• **Given information**:
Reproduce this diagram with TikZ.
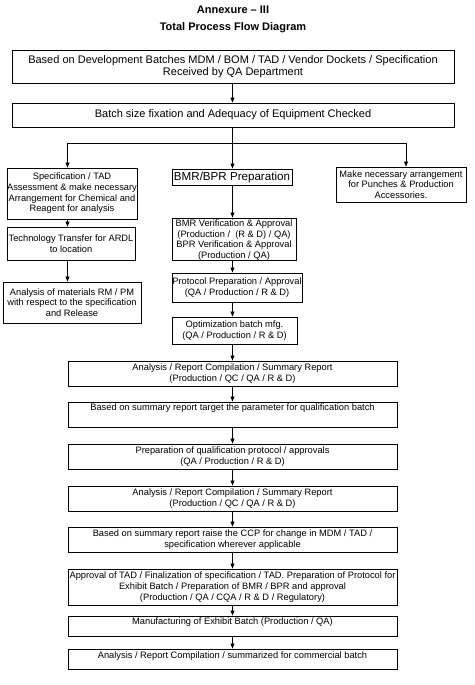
\documentclass[tikz,border=0pt]{standalone}
\usepackage{fontspec}
\setmainfont{Liberation Sans}
\usetikzlibrary{arrows.meta}
\begin{document}
\begin{tikzpicture}[x=1pt,y=-1pt,
  box/.style={draw, line width=0.9pt, inner sep=0pt, align=center, font=\fontsize{9.3}{10.7}\selectfont},
  bigbox/.style={box, font=\fontsize{11}{12}\selectfont},
  ttl/.style={font=\bfseries\fontsize{11}{13}\selectfont, inner sep=0pt},
  conn/.style={line width=0.7pt},
  arr/.style={conn, -{Triangle[length=5pt,width=4pt]}},
]
\useasboundingbox (0,0) rectangle (474,685);

\node[ttl] (t1) at (233,10) {Annexure – III};
\node[ttl] (t2) at (233,28) {Total Process Flow Diagram};

\node[bigbox, minimum width=442pt, minimum height=33pt] (b1) at (233,66.5)
  {Based on Development Batches MDM / BOM / TAD / Vendor Dockets / Specification\\ Received by QA Department};
\node[bigbox, minimum width=442pt, minimum height=24pt] (b2) at (233,115)
  {Batch size fixation and Adequacy of Equipment Checked};

\coordinate (split) at (232.5,143);
\coordinate (splitL) at (67.5,143);
\coordinate (splitR) at (406,143);

% left column
\node[box, minimum width=130pt, minimum height=51pt] (L1) at (72,193.5)
  {Specification / TAD\\ Assessment \& make necessary\\ Arrangement for Chemical and\\ Reagent for analysis};
\node[box, minimum width=128pt, minimum height=33pt] (L2) at (71,243.5)
  {Technology Transfer for ARDL\\ to location};
\node[box, minimum width=138pt, minimum height=41pt] (L3) at (72,302.5)
  {Analysis of materials RM / PM\\ with respect to the specification\\ and Release};

% middle column
\node[box, font=\fontsize{11.6}{13}\selectfont, minimum width=120pt, minimum height=16pt] (M1) at (232,177)
  {BMR/BPR Preparation};
\node[box, minimum width=124pt, minimum height=42pt, text depth=-6pt] (M2) at (234,239)
  {BMR Verification \& Approval\\ (Production /~~(R \& D) / QA)\\ BPR Verification \& Approval\\ (Production / QA)};
\node[box, minimum width=130pt, minimum height=29pt] (M3) at (237,287.5)
  {Protocol Preparation / Approval\\ (QA / Production / R \& D)};
\node[box, minimum width=125pt, minimum height=27pt] (M4) at (234.5,330.5)
  {Optimization batch mfg.\\ (QA / Production / R \& D)};

% right column
\node[box, minimum width=130pt, minimum height=35pt] (R1) at (401,184.5)
  {Make necessary arrangement\\ for Punches \& Production\\ Accessories.};

% wide boxes
\node[box, minimum width=329pt, minimum height=25pt] (W1) at (232.5,373.5)
  {Analysis / Report Compilation / Summary Report\\ (Production / QC / QA / R \& D)};
\node[box, minimum width=329pt, minimum height=25pt] (W2) at (232.5,414.5)
  {Based on summary report target the parameter for qualification batch\\ \strut};
\node[box, minimum width=329pt, minimum height=25pt] (W3) at (232.5,456.5)
  {Preparation of qualification protocol / approvals\\ (QA / Production / R \& D)};
\node[box, minimum width=329pt, minimum height=25pt] (W4) at (232.5,498.5)
  {Analysis / Report Compilation / Summary Report\\ (Production / QC / QA / R \& D)};
\node[box, minimum width=329pt, minimum height=25pt] (W5) at (232.5,539.5)
  {Based on summary report raise the CCP for change in MDM / TAD /\\ specification wherever applicable};
\node[box, minimum width=329pt, minimum height=36pt] (W6) at (232.5,587)
  {Approval of TAD / Finalization of specification / TAD. Preparation of Protocol for\\ Exhibit Batch / Preparation of BMR / BPR and approval\\ (Production / QA / CQA / R \& D / Regulatory)};
\node[box, minimum width=329pt, minimum height=20pt, text depth=10pt] (W7) at (232.5,626)
  {Manufacturing of Exhibit Batch (Production / QA)};
\node[box, minimum width=329pt, minimum height=20pt, text depth=8pt] (W8) at (232.5,659)
  {Analysis / Report Compilation / summarized for commercial batch};

% connectors
\draw[arr] (b1.south -| split) -- (b2.north -| split);
\draw[conn] (b2.south -| split) -- (split);
\draw[conn] (splitL) -- (splitR);
\draw[arr] (split) -- (M1.north -| split);
\draw[arr] (splitL) -- (L1.north -| splitL);
\draw[arr] (splitR) -- (R1.north -| splitR);

\draw[arr] (L1.south -| splitL) -- (L2.north -| splitL);
\draw[arr] (L2.south -| splitL) -- (L3.north -| splitL);

\draw[arr] (M1.south -| split) -- (M2.north -| split);
\draw[arr] (M2.south -| split) -- (M3.north -| split);
\draw[arr] (M3.south -| split) -- (M4.north -| split);
\draw[arr] (M4.south -| split) -- (W1.north -| split);
\draw[arr] (W1.south -| split) -- (W2.north -| split);
\draw[arr] (W2.south -| split) -- (W3.north -| split);
\draw[arr] (W3.south -| split) -- (W4.north -| split);
\draw[arr] (W4.south -| split) -- (W5.north -| split);
\draw[arr] (W5.south -| split) -- (W6.north -| split);
\draw[arr] (W6.south -| split) -- (W7.north -| split);
\draw[arr] (W7.south -| split) -- (W8.north -| split);
\end{tikzpicture}
\end{document}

• **Directive**: Reproduce every line exactly and omit all pictures.

• **Result of this exercise**:
Reproduce this diagram with TikZ.
\documentclass[tikz,border=0pt]{standalone}
\usepackage{fontspec}
\setmainfont{Liberation Sans}
\usetikzlibrary{arrows.meta}
\begin{document}
\begin{tikzpicture}[x=1pt,y=-1pt,
  box/.style={draw, line width=0.9pt, inner sep=0pt, align=center, font=\fontsize{9.3}{10.7}\selectfont},
  bigbox/.style={box, font=\fontsize{11}{12}\selectfont},
  ttl/.style={font=\bfseries\fontsize{11}{13}\selectfont, inner sep=0pt},
  conn/.style={line width=0.7pt},
  arr/.style={conn, -{Triangle[length=5pt,width=4pt]}},
]
\useasboundingbox (0,0) rectangle (474,685);

\node[ttl] (t1) at (233,10) {Annexure – III};
\node[ttl] (t2) at (233,28) {Total Process Flow Diagram};

\node[bigbox, minimum width=442pt, minimum height=33pt] (b1) at (233,66.5)
  {Based on Development Batches MDM / BOM / TAD / Vendor Dockets / Specification\\ Received by QA Department};
\node[bigbox, minimum width=442pt, minimum height=24pt] (b2) at (233,115)
  {Batch size fixation and Adequacy of Equipment Checked};

\coordinate (split) at (232.5,143);
\coordinate (splitL) at (67.5,143);
\coordinate (splitR) at (406,143);

% left column
\node[box, minimum width=130pt, minimum height=51pt] (L1) at (72,193.5)
  {Specification / TAD\\ Assessment \& make necessary\\ Arrangement for Chemical and\\ Reagent for analysis};
\node[box, minimum width=128pt, minimum height=33pt] (L2) at (71,243.5)
  {Technology Transfer for ARDL\\ to location};
\node[box, minimum width=138pt, minimum height=41pt] (L3) at (72,302.5)
  {Analysis of materials RM / PM\\ with respect to the specification\\ and Release};

% middle column
\node[box, font=\fontsize{11.6}{13}\selectfont, minimum width=120pt, minimum height=16pt] (M1) at (232,177)
  {BMR/BPR Preparation};
\node[box, minimum width=124pt, minimum height=42pt, text depth=-6pt] (M2) at (234,239)
  {BMR Verification \& Approval\\ (Production /~~(R \& D) / QA)\\ BPR Verification \& Approval\\ (Production / QA)};
\node[box, minimum width=130pt, minimum height=29pt] (M3) at (237,287.5)
  {Protocol Preparation / Approval\\ (QA / Production / R \& D)};
\node[box, minimum width=125pt, minimum height=27pt] (M4) at (234.5,330.5)
  {Optimization batch mfg.\\ (QA / Production / R \& D)};

% right column
\node[box, minimum width=130pt, minimum height=35pt] (R1) at (401,184.5)
  {Make necessary arrangement\\ for Punches \& Production\\ Accessories.};

% wide boxes
\node[box, minimum width=329pt, minimum height=25pt] (W1) at (232.5,373.5)
  {Analysis / Report Compilation / Summary Report\\ (Production / QC / QA / R \& D)};
\node[box, minimum width=329pt, minimum height=25pt] (W2) at (232.5,414.5)
  {Based on summary report target the parameter for qualification batch\\ \strut};
\node[box, minimum width=329pt, minimum height=25pt] (W3) at (232.5,456.5)
  {Preparation of qualification protocol / approvals\\ (QA / Production / R \& D)};
\node[box, minimum width=329pt, minimum height=25pt] (W4) at (232.5,498.5)
  {Analysis / Report Compilation / Summary Report\\ (Production / QC / QA / R \& D)};
\node[box, minimum width=329pt, minimum height=25pt] (W5) at (232.5,539.5)
  {Based on summary report raise the CCP for change in MDM / TAD /\\ specification wherever applicable};
\node[box, minimum width=329pt, minimum height=36pt] (W6) at (232.5,587)
  {Approval of TAD / Finalization of specification / TAD. Preparation of Protocol for\\ Exhibit Batch / Preparation of BMR / BPR and approval\\ (Production / QA / CQA / R \& D / Regulatory)};
\node[box, minimum width=329pt, minimum height=20pt, text depth=10pt] (W7) at (232.5,626)
  {Manufacturing of Exhibit Batch (Production / QA)};
\node[box, minimum width=329pt, minimum height=20pt, text depth=8pt] (W8) at (232.5,659)
  {Analysis / Report Compilation / summarized for commercial batch};

% connectors
\draw[arr] (b1.south -| split) -- (b2.north -| split);
\draw[conn] (b2.south -| split) -- (split);
\draw[conn] (splitL) -- (splitR);
\draw[arr] (split) -- (M1.north -| split);
\draw[arr] (splitL) -- (L1.north -| splitL);
\draw[arr] (splitR) -- (R1.north -| splitR);

\draw[arr] (L1.south -| splitL) -- (L2.north -| splitL);
\draw[arr] (L2.south -| splitL) -- (L3.north -| splitL);

\draw[arr] (M1.south -| split) -- (M2.north -| split);
\draw[arr] (M2.south -| split) -- (M3.north -| split);
\draw[arr] (M3.south -| split) -- (M4.north -| split);
\draw[arr] (M4.south -| split) -- (W1.north -| split);
\draw[arr] (W1.south -| split) -- (W2.north -| split);
\draw[arr] (W2.south -| split) -- (W3.north -| split);
\draw[arr] (W3.south -| split) -- (W4.north -| split);
\draw[arr] (W4.south -| split) -- (W5.north -| split);
\draw[arr] (W5.south -| split) -- (W6.north -| split);
\draw[arr] (W6.south -| split) -- (W7.north -| split);
\draw[arr] (W7.south -| split) -- (W8.north -| split);
\end{tikzpicture}
\end{document}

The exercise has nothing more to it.